Je soupire. Je comprends que je ne trouverai aucune érudition dans cet ouvrage que j'avais cru, à tort, spécialisé. L'historienne qui est en moi est d'ores et déjà frustrée, d'autant plus que la lecture des premiers chapitres confirme ma pensée...
Avec tout le respect que je vous dois Mr Paraillous, je m'interdis de louer votre style quand à peu près n'importe qui maîtrisant un temps soit peu l'expression écrite peut faire le travail que vous avez fait : collecter des informations, dont beaucoup sont issues de votre répertoire familial personnel, pour développer un thème qui plaira à un lectorat de retraités nostalgiques.
Dans l'épilogue (Ah, oui, attention, spoiler !), vous vous justifiez d'ailleurs très bien, anticipant les critiques telles que la mienne qui ne sauraient manquer de venir quelque peu ternir votre labeur de rat de bibliothèque. Ainsi, vous écrivez : "De sourcilleux exégètes décèleront sans doute, ça et là, quelque erreur théologique au fil de ces pages ; pis encore, les adeptes d'une modernité à tous crins pourront accuser tel ou tel chapitre d'un excès de nostalgie. Par avance, j'en demande pardon, et promets de m'amender.
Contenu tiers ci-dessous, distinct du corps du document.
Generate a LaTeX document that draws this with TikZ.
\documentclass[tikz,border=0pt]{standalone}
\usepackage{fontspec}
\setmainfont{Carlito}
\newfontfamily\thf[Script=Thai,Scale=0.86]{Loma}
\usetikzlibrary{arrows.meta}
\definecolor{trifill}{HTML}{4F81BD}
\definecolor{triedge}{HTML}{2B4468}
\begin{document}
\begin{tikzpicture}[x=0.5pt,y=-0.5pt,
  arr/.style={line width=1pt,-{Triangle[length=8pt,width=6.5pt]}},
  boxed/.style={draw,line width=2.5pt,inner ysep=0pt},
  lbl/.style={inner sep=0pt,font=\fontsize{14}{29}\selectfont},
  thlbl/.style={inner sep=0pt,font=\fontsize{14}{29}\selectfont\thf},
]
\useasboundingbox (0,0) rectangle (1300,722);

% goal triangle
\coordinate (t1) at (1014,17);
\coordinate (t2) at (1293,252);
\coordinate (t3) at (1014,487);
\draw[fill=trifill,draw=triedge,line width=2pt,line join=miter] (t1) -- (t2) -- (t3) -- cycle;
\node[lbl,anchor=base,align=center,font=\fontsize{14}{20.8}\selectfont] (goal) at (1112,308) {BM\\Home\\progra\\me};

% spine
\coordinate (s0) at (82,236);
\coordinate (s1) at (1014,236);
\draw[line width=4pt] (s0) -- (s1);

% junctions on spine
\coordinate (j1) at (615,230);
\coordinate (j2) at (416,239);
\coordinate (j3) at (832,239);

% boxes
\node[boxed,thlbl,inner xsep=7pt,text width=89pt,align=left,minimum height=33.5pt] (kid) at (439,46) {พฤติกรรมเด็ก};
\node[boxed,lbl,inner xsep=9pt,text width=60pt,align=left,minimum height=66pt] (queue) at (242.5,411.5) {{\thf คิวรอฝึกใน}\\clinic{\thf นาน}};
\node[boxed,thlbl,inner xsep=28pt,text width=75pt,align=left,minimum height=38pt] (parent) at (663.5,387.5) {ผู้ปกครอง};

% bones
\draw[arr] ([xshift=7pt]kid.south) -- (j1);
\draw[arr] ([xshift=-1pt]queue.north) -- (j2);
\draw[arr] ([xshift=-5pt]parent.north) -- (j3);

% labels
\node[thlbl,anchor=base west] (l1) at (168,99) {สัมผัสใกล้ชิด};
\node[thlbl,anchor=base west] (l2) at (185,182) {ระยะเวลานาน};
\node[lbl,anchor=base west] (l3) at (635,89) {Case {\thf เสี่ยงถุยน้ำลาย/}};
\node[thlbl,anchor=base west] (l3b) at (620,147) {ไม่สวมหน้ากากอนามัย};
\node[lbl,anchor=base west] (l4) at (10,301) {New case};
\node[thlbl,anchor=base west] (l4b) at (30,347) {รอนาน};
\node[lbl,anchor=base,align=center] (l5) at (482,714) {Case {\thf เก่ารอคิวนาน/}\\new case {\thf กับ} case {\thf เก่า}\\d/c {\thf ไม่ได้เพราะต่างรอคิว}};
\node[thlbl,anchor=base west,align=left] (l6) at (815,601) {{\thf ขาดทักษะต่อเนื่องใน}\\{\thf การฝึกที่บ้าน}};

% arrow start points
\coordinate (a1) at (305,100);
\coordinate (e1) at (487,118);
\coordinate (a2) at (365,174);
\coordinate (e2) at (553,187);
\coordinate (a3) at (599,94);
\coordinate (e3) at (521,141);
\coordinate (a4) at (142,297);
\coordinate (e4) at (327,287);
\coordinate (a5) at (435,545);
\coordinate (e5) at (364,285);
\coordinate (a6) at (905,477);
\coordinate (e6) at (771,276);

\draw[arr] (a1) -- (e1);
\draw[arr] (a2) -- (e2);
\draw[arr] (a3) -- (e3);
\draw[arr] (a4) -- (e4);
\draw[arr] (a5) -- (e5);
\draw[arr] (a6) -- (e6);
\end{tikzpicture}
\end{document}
En guise de pénitence, je réciterai chaque jour la Prière pour aller au paradis avec les ânes [...]". Et bien, Mr Paraillous, j'espère que vous la récitez votre pénitence ; je veux bien aller avec vous au Paradis si c'est vous qui faites l'âne ! Je n'incrimine pas "tel ou tel chapitre" de paraître trop "nostalgique", j'accuse votre écrit tout entier d'être un réquisitoire passéiste catégorisant les gens en deux catégories : les croyants et les impies. Je suis historienne de formation mais j'ai toujours prôné la vulgarisation. Cependant, point trop n'en faut. Et je ne suis pas une "adepte de la modernité à tous crins" mais je suis assez intelligente pour savoir et comprendre que dans nos campagnes, il n'y a pas encore si longtemps, la religion se teintait trop souvent de superstition et que tout ce qui sortait de la bouche de Mr. le curé n'était pas parole d'Évangile comme vous semblez le penser.
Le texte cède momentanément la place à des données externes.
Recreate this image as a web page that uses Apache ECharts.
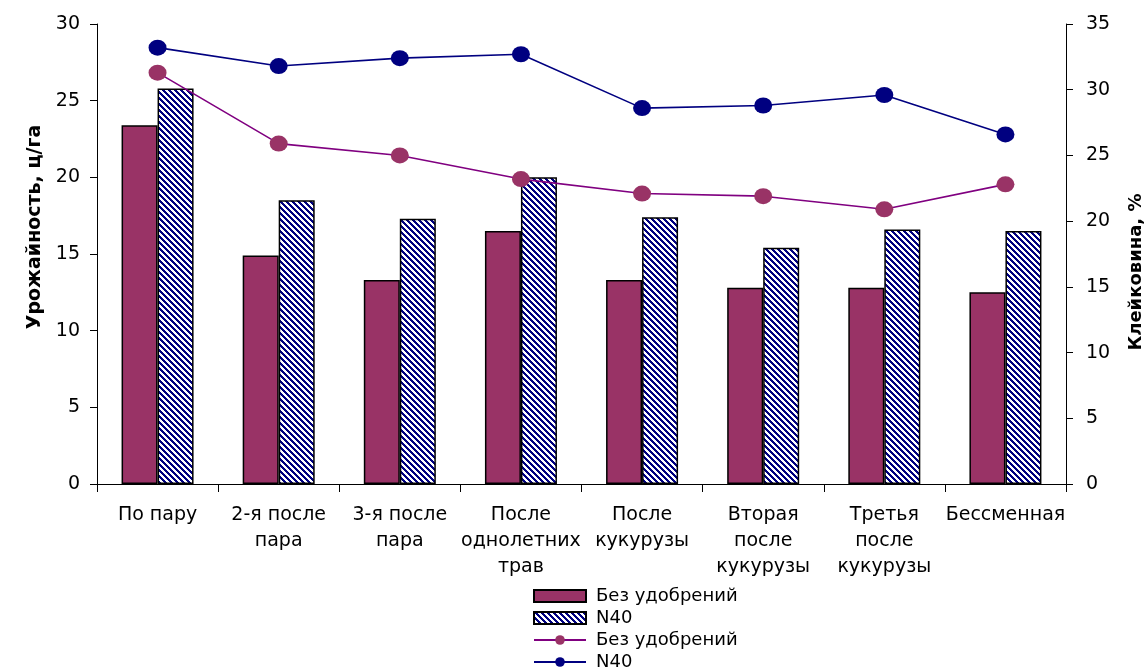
<!DOCTYPE html>
<html>
<head>
<meta charset="utf-8">
<script src="https://cdn.jsdelivr.net/npm/echarts@6/dist/echarts.min.js"></script>
<style>
  html, body { margin: 0; padding: 0; background: #fff; }
  #chart { width: 1145px; height: 668px; }
</style>
</head>
<body>
<div id="chart"></div>
<script>
// Categories (predecessor crops) and measured values
const categories = [
  'По пару',
  '2-я после\nпара',
  '3-я после\nпара',
  'После\nоднолетних\nтрав',
  'После\nкукурузы',
  'Вторая\nпосле\nкукурузы',
  'Третья\nпосле\nкукурузы',
  'Бессменная'
];
// Yield, c/ha
const yieldNoFert = [23.4, 14.9, 13.3, 16.5, 13.3, 12.8, 12.8, 12.5];
const yieldN40    = [25.8, 18.5, 17.3, 20.0, 17.4, 15.4, 16.6, 16.5];
// Gluten content, %
const glutenNoFert = [31.3, 25.9, 25.0, 23.2, 22.1, 21.9, 20.9, 22.8];
const glutenN40    = [33.2, 31.8, 32.4, 32.7, 28.6, 28.8, 29.6, 26.6];

const leftTicks = { min: 0, max: 30, interval: 5 };
const rightTicks = { min: 0, max: 35, interval: 5 };

const LINE_PREFIX = 'Клейковина — ';

// Diagonal navy hatch used for the N40 bars
function makeHatch() {
  const c = document.createElement('canvas');
  const n = 6;
  c.width = n; c.height = n;
  const ctx = c.getContext('2d');
  ctx.fillStyle = '#ffffff';
  ctx.fillRect(0, 0, n, n);
  ctx.fillStyle = '#000080';
  for (let y = 0; y < n; y++) {
    for (let x = 0; x < n; x++) {
      if ((((x - y) % n) + n) % n < 3) ctx.fillRect(x, y, 1, 1);
    }
  }
  return c;
}
const hatch = { image: makeHatch(), repeat: 'repeat' };

const FONT = 'DejaVu Sans';
const chart = echarts.init(document.getElementById('chart'), null, { renderer: 'canvas' });

chart.setOption({
  animation: false,
  backgroundColor: '#ffffff',
  textStyle: { fontFamily: FONT, color: '#000' },
  grid: { left: 97, right: 79, top: 24, bottom: 184, containLabel: false, outerBoundsMode: 'none' },
  legend: {
    orient: 'vertical',
    left: 528,
    top: 582,
    height: 120,
    padding: 5,
    itemWidth: 52,
    itemHeight: 12,
    itemGap: 4,
    textStyle: { fontFamily: FONT, fontSize: 18, color: '#000', padding: [0, 0, 0, 5] },
    formatter: function (name) { return name.replace(LINE_PREFIX, ''); },
    data: [
      { name: 'Без удобрений', icon: 'rect' },
      { name: 'N40', icon: 'rect' },
      { name: LINE_PREFIX + 'Без удобрений' },
      { name: LINE_PREFIX + 'N40' }
    ]
  },
  xAxis: {
    type: 'category',
    data: categories,
    axisLine: { lineStyle: { color: '#000', width: 1 } },
    axisTick: { show: true, length: 8, lineStyle: { color: '#000' }, alignWithLabel: false },
    axisLabel: {
      interval: 0,
      margin: 18,
      fontFamily: FONT,
      fontSize: 19,
      lineHeight: 26,
      color: '#000',
      hideOverlap: false
    },
    splitLine: { show: false }
  },
  yAxis: [
    {
      type: 'value',
      min: leftTicks.min, max: leftTicks.max, interval: leftTicks.interval,
      name: 'Урожайность, ц/га',
      nameLocation: 'middle',
      nameGap: 52,
      nameTextStyle: { fontFamily: FONT, fontSize: 19, fontWeight: 'bold', color: '#000', padding: [0, 0, 0, 54] },
      axisLine: { show: true, lineStyle: { color: '#000', width: 1 } },
      axisTick: { show: true, length: 7, lineStyle: { color: '#000' } },
      axisLabel: { margin: 17, fontFamily: FONT, fontSize: 19, color: '#000' },
      splitLine: { show: false }
    },
    {
      type: 'value',
      position: 'right',
      min: rightTicks.min, max: rightTicks.max, interval: rightTicks.interval,
      name: 'Клейковина, %',
      nameLocation: 'middle',
      nameGap: 61,
      nameTextStyle: { fontFamily: FONT, fontSize: 18, fontWeight: 'bold', color: '#000', padding: [0, 36, 0, 0] },
      axisLine: { show: true, lineStyle: { color: '#000', width: 1 } },
      axisTick: { show: true, length: 7, lineStyle: { color: '#000' } },
      axisLabel: { margin: 20, fontFamily: FONT, fontSize: 19, color: '#000' },
      splitLine: { show: false }
    }
  ],
  series: [
    {
      name: 'Без удобрений',
      type: 'bar',
      yAxisIndex: 0,
      data: yieldNoFert,
      barWidth: 36,
      barGap: '0%',
      itemStyle: { color: '#993366', borderColor: '#000', borderWidth: 1.5 },
      z: 2
    },
    {
      name: 'N40',
      type: 'bar',
      yAxisIndex: 0,
      data: yieldN40,
      barWidth: 36,
      barGap: '0%',
      itemStyle: { color: hatch, borderColor: '#000', borderWidth: 1.5 },
      z: 2
    },
    {
      name: LINE_PREFIX + 'Без удобрений',
      type: 'line',
      yAxisIndex: 1,
      data: glutenNoFert,
      symbol: 'circle',
      symbolSize: [18, 16],
      lineStyle: { color: '#800080', width: 1.6 },
      itemStyle: { color: '#993366', borderWidth: 0 },
      z: 5
    },
    {
      name: LINE_PREFIX + 'N40',
      type: 'line',
      yAxisIndex: 1,
      data: glutenN40,
      symbol: 'circle',
      symbolSize: [18, 16],
      lineStyle: { color: '#000080', width: 1.6 },
      itemStyle: { color: '#000080', borderWidth: 0 },
      z: 5
    }
  ]
});
</script>
</body>
</html>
Votre style est, selon vous, "nostalgique" ? Oh, si peu. Extrait page 94 : "Ces gravures du XIXème siècle, témoins d'un passé bien révolu, vantent les bienfaits de la Vierge Marie. Mais en même temps, elles sont très révélatrices de moeurs... d'une toute autre époque." Et c'est comme ça tout au long des 218 pages de votre livre.
Mais, amis lecteurs, peut-être me jugerez-vous trop sévère ? Bien sûr, il est toujours intéressant de s'intéresser à son patrimoine social et culturel, d'en apprendre un peu plus sur les us et coutumes qui font notre identité d'aujourd'hui même s'ils nous paraissent bien loin. Mais je plaide coupable, Mr. Paraillous m'a irritée dès la page 25 divisant les peuples tel Moïse la Mer Rouge entre, d'un côté, les aînés bien-pensants, et de l'autre, les jeunes irréversiblement irrévérencieux. Je cite : "Un rapide coup d'oeil sur les moeurs d'aujourd'hui suffit pour mesurer ce qu'a été, en quelques années, le basculement. Si quelques jeunes s'avisent de lire ses pages, il va de soi qu'elle relèveront pour eux de l'histoire ancienne, sinon de la paléontologie". Quelle maladresse (volontaire ?) dans les termes choisis ! "S'aviser", quel verbe, comme si vous rejetiez d'emblée le jeune public avec la pleine conscience que votre livre n'a été acheté que par des vieux ! Énorme. Presque menaçant...
Mr. Paraillous, pour votre information, la spiritualité n'a pas totalement déserté tous les coeurs, ni des vieux ni des jeunes. Peut-être qu'il n'y a plus personne sur les bancs de votre église paroissiale du Lot-et-Garonne mais si vous sortiez un peu de chez vous plutôt que vous y cloîtrer pour compulser quelques archives trouvées au grenier ou en sacristie, vous verriez qu'encore bien des gens, jeunes ou moins jeunes, se sentent concernés par la religion, catholique ou autre.
Votre dédain m'a paru proche du mépris et pour ne pas qu'il y ait de confusion, je tiens à préciser que j'ai vécu dans votre département, que je vis actuellement dans un village de 130 habitants en pleine campagne, que j'ai 33 ans et qu'enfin, j'ai le double vice d'être croyante ET pratiquante. Vous m'excuserez donc si je n'ai goûté votre livre ni dans son fond ni dans sa forme.